I've tried several kernels. I've tried pretty much all the recent 2.6 kernels. This started when on latest 2.6 paravirt.
This system has been in more or less the same configuration (by configuration here I mean packages installed, their config files, etc) for a year. This all started exactly when I upgraded to Lucid, so it seems almost a certainty there is some Lucid-specific problem in play.
I have munin going, and there is nothing I see leading up to the points where it freezes. There is just a discontinuity in the various graphs starting at the point where it dies and until it recovers. Even the load average doesn't spike – it must happen too quickly for munin to catch and log successfully. Only running htop catches the load average spike. Munin shows nothing suspicious -- no slowly increasing memory/cpu/load, no slowly increasing process count -- nothing. Just total perfect normalness until it dies.
The logs also show nothing interesting. Just discontinuity when it dies. I've scoured apache logs, java appserver logs, etc., and found nothing interesting around when it dies.
There are no cron jobs timed near when these freezes happen.
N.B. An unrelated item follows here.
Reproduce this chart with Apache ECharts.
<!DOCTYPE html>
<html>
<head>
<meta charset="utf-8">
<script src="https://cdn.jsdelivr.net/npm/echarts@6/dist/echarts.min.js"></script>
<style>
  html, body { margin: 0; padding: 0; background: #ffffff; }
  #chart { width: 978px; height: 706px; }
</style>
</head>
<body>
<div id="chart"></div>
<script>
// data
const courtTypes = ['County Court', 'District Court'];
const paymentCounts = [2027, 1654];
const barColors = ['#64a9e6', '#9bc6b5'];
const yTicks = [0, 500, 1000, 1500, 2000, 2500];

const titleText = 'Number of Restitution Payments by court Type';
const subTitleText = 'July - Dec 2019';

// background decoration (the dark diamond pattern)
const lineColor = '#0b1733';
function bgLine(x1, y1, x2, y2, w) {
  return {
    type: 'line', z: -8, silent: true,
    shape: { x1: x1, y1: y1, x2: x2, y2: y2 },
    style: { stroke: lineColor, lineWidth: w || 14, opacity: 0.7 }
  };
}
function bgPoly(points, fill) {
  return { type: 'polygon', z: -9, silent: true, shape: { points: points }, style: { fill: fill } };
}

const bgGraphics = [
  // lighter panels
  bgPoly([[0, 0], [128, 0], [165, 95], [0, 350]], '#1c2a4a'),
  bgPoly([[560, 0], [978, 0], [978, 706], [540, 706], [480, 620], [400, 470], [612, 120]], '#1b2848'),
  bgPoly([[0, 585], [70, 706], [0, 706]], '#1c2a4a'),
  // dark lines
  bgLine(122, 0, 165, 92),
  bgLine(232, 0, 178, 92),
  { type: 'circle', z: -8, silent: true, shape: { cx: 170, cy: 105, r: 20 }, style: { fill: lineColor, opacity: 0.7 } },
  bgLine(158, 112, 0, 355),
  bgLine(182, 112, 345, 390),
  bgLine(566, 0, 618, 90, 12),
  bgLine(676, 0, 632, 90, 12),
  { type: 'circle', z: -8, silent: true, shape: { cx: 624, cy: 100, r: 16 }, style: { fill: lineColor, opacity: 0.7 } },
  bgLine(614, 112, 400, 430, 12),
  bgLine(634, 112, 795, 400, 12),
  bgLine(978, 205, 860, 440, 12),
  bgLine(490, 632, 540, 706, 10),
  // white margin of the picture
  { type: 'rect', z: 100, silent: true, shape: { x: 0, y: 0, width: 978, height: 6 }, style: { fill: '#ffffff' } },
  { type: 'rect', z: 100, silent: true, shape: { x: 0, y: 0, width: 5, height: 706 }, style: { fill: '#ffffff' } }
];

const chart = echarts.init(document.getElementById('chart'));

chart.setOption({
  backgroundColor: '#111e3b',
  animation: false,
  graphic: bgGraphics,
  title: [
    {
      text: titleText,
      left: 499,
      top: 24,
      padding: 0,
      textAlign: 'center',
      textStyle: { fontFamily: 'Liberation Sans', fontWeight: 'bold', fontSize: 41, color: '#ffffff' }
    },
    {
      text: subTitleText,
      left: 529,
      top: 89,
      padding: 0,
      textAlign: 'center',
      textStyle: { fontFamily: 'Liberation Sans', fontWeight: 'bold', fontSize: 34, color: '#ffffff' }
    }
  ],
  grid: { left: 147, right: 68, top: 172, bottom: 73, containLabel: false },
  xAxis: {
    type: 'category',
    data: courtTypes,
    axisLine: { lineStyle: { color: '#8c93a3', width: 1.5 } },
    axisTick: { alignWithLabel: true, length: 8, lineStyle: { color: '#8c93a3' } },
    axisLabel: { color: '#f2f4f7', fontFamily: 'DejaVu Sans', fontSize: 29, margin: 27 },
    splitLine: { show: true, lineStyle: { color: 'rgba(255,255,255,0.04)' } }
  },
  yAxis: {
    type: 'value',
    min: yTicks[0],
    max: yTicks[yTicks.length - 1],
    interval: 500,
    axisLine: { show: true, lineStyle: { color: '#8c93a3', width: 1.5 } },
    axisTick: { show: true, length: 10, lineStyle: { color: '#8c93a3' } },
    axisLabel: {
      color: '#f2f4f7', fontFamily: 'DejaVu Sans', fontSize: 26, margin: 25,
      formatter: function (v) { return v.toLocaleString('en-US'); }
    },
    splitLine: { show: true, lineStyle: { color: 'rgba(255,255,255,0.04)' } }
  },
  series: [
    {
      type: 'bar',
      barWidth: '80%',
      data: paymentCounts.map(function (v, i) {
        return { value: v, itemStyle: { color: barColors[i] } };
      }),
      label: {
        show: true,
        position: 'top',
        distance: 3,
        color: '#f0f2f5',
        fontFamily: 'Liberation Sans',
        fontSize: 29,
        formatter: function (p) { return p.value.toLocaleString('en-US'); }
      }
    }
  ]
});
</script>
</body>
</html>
They happen at seemingly random times, I haven't seen any pattern like it failing every day around the same time or minute or whatever.
So…
Has anybody seen anything similar?
Anybody have suggestions how to better instrument this to see what's going on?
Any other suggested courses of action to fix this?
Thanks in advance for any help you all can offer.
7 Replies
My latest theory is that disk access is the thing that completely freezes.
I ran this script:
#!/bin/bash
unif="stats"
while true; do
date >>$unif
cat /proc/loadavg >>$unif
ps -fel >>$unif
sleep 1
done
And then I also ran this in a screen session from another server:
while true; do date; cat /proc/loadavg; cat /proc/vmstat; ps -fel; sleep 1; done
The last output from the one that appends to the file had this loadavg line:
Fri Sep 17 06:05:03 GMT 2010
0.80 0.87 0.84 2/358 32751
The last loadavg/date output from the console-only one was this:
Fri Sep 17 06:24:29 GMT 2010
59.26 50.67 31.28 1/571 6556
The plain shell stuff to repeatedly do PS was chugging along fine. In fact it just kept going after i logged in to its screen at 6:24 gmt to check.
But the script to repeatedly append a file stopped immediately at 6:05 gmt.
Apache+mod_php, by default, will eventually shred your system in this manner if you have less than a few GB of memory. -rt
I'll drop MaxClients to 50 and see if that helps, thanks for the suggestion.
At the two points in my last post, the number of apache2 processes in the console-based ps was 98, was 11 when file output stopped. I haven't seen the ram usage hit into swap, but I'll add a little more to the console-based script to check that.
Also at the point where it died, it had plenty of free memory.
Have you been able to resolve this? Because I'm experiencing exactly the same problems…